After Trump signed the executive order to declassify the records, King’s family released a statement through the Martin Luther King, Jr. Center that said King’s assassination was “a deeply personal family loss that we have endured over the last 56 years” and they “hope to be provided the opportunity to review the files as a family prior to its public release.” Rev. Al Sharpton, who is friends with the family, told The New York Times the family had asked Trump’s administration for a meeting to discuss the records before they are released, adding, “there is a concern that not everything in those files will be truthful.”
Trump has not said much about the content of the King records, though he said in an interview last week the release of the records he ordered to be declassified was “moving along pretty rapidly.” Speaking to reporters after he signed the executive order calling for the records on the assassinations of all three men to be released, Trump said, “everything will be revealed,” the Associated Press reported.
How many records will be released on King, or when they will be released. Trump’s executive order stated the director of national intelligence and attorney general should review the records and present a plan to him within 45 days of the order being signed, which would have been March 9.
The National Archives and Trump administration on Tuesday released the remaining documents about Kennedy’s assassination that had not yet been made public, as part of Trump’s promise to release “all” records about it, though media reports said there is not much new information in the thousands of pages of documents that were released.
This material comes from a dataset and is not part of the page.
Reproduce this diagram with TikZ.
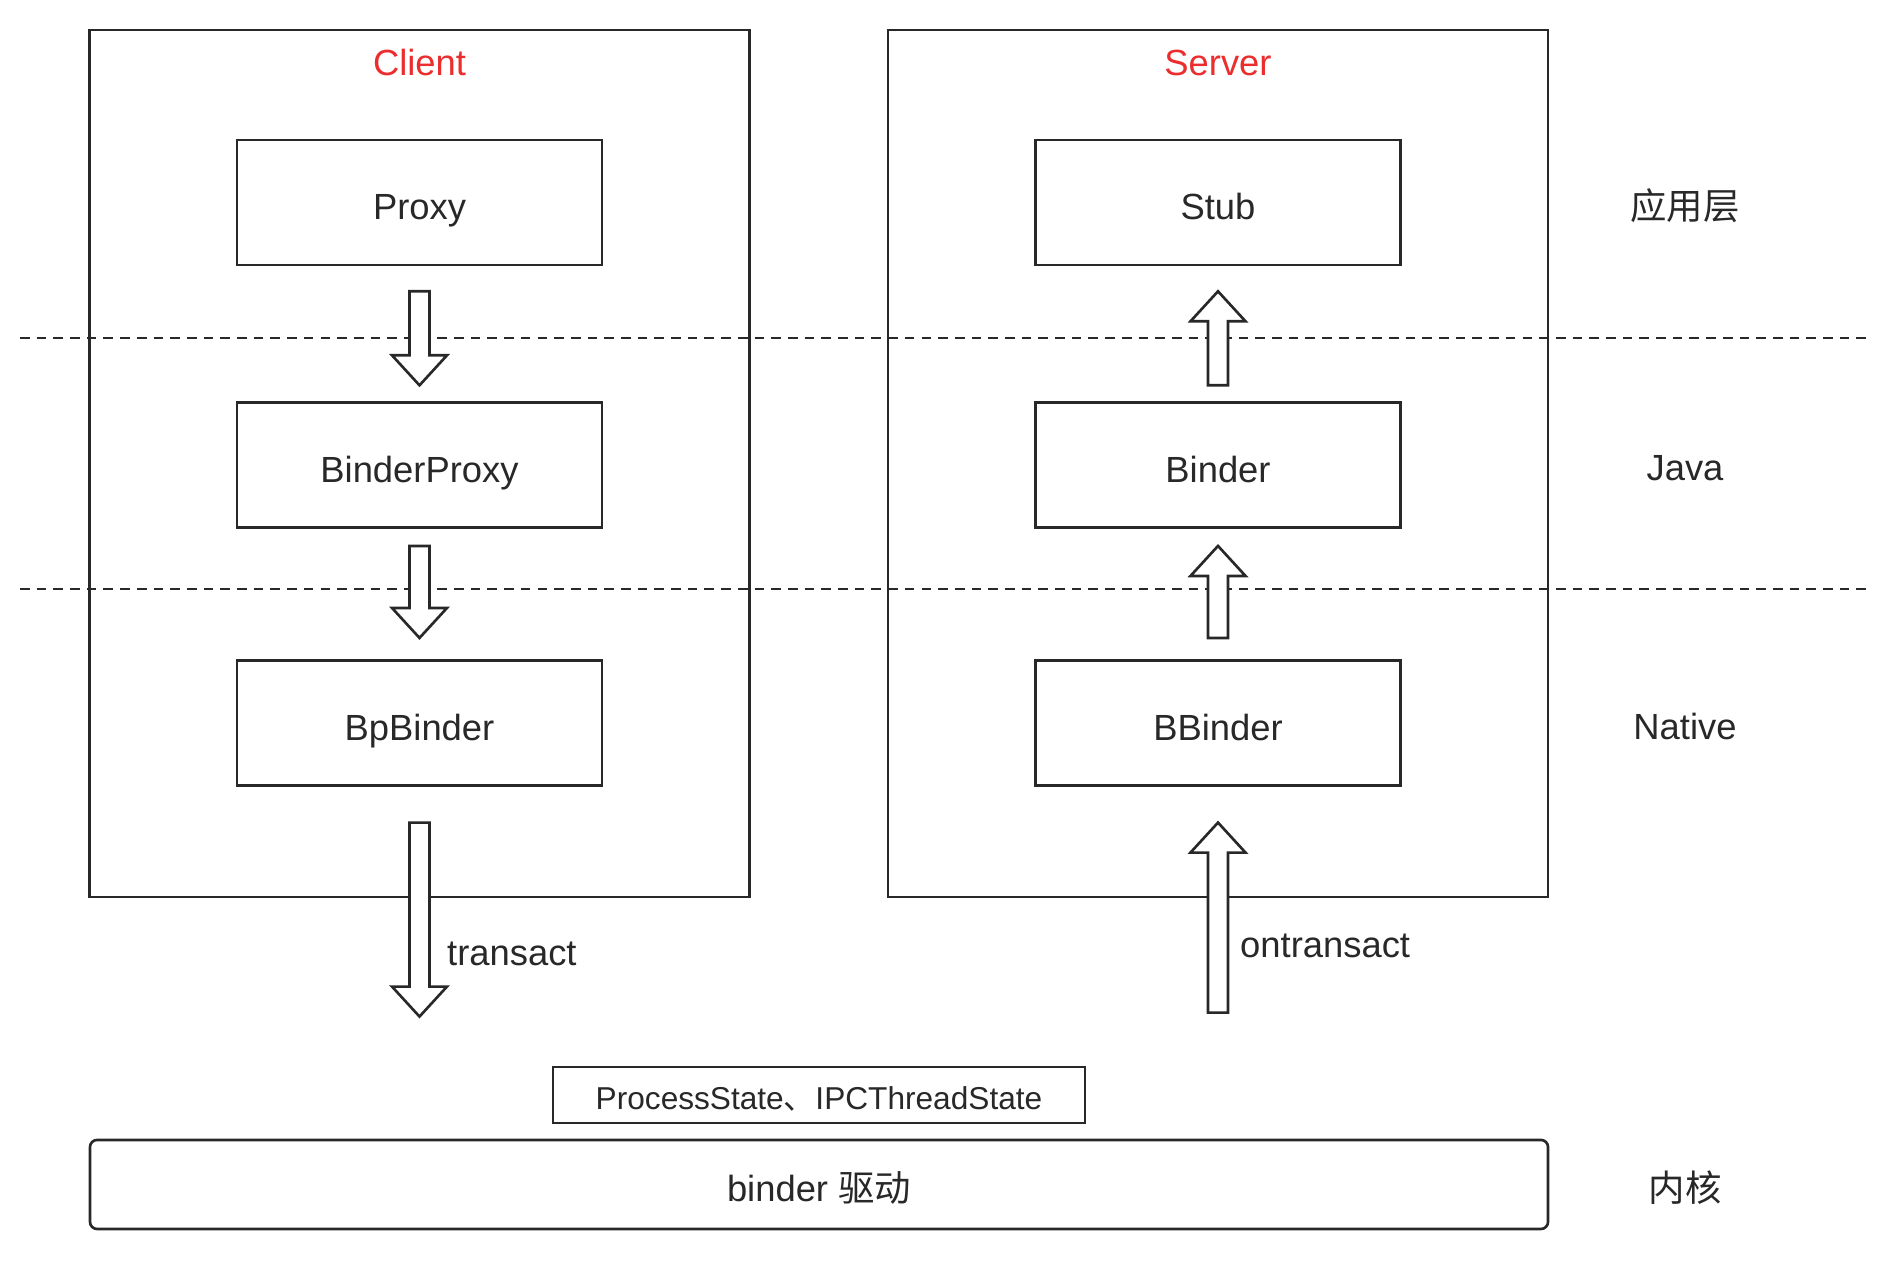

King was assassinated in 1968 while standing on his balcony at a motel in Memphis, Tennessee, where he was visiting to support striking sanitation workers. The FBI investigated his death and determined James Earl Ray was the sole gunman, though conspiracies about FBI involvement have permeated the conversation around King’s assassination for decades.
Justice Department Moves to Unseal MLK Jr.’s FBI Surveillance Records (New York Times)
Trump Administration Releases JFK Files (Forbes)
Trump Declassifying All JFK, RFK And MLK Jr. Assassination Records—Here's What That Means (Forbes)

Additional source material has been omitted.